An empirical approach to evaluate creep responses in polymers and polymeric composites and determination of design stresses

This study presents determination of design stresses for high temperature polymer PMR-15 and carbon fiber/PMR-15 composites. The main purpose is to support design of structural components made of polymeric composites for high temperature applications. At elevated temperatures, polymers and polymeric composites show significant creep responses. Depending on the loading conditions (stress and temperature levels) and duration of loading, both transient and steady state creep responses are observed.

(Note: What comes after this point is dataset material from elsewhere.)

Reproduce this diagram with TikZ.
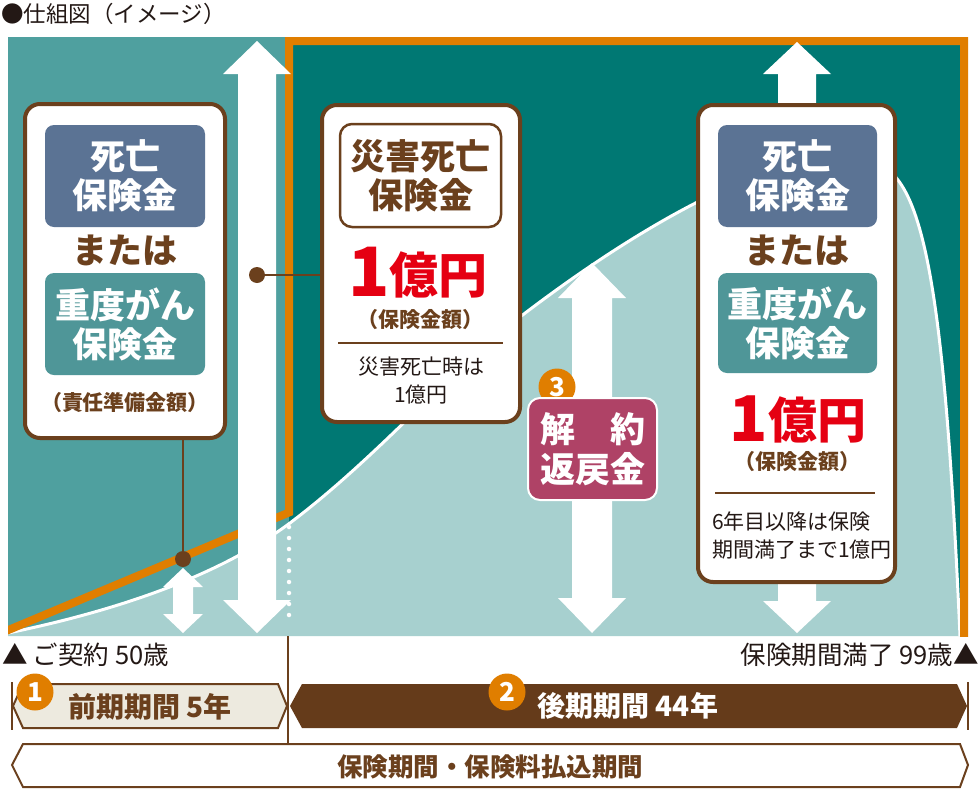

An empirical model that is typically used for describing transient and steady state creep behaviors for metals and alloys at elevated temperatures is adopted to model creep responses of PMR-15. The rationale behind choosing the model is that the macroscopic creep responses of PMR-15 at elevated temperature are similar to the ones of metals and alloys tested at high temperatures. This creep model has been successfully used to determine design stresses for various metals and alloys operating at elevated temperatures. In order to determine creep responses of carbon fiber/PMR-15 composites a rule of mixture approach is adopted. A design criterion, which is to limit the permanent deformation to 0.2%, is considered for both polymer and composites. The design stresses and design spaces that satisfy the above design criterion are constructed for PMR-15 polymer, unidirectional carbon/polyimide lamina and [0/90]S symmetric laminate. As expected the mechanical performance of PMR-15 can be improved by adding carbon fiber. The proposed design spaces are useful in determining the maximum capacity of the materials under various loading conditions and duration, taking into account creep behaviors in materials, during the component design process.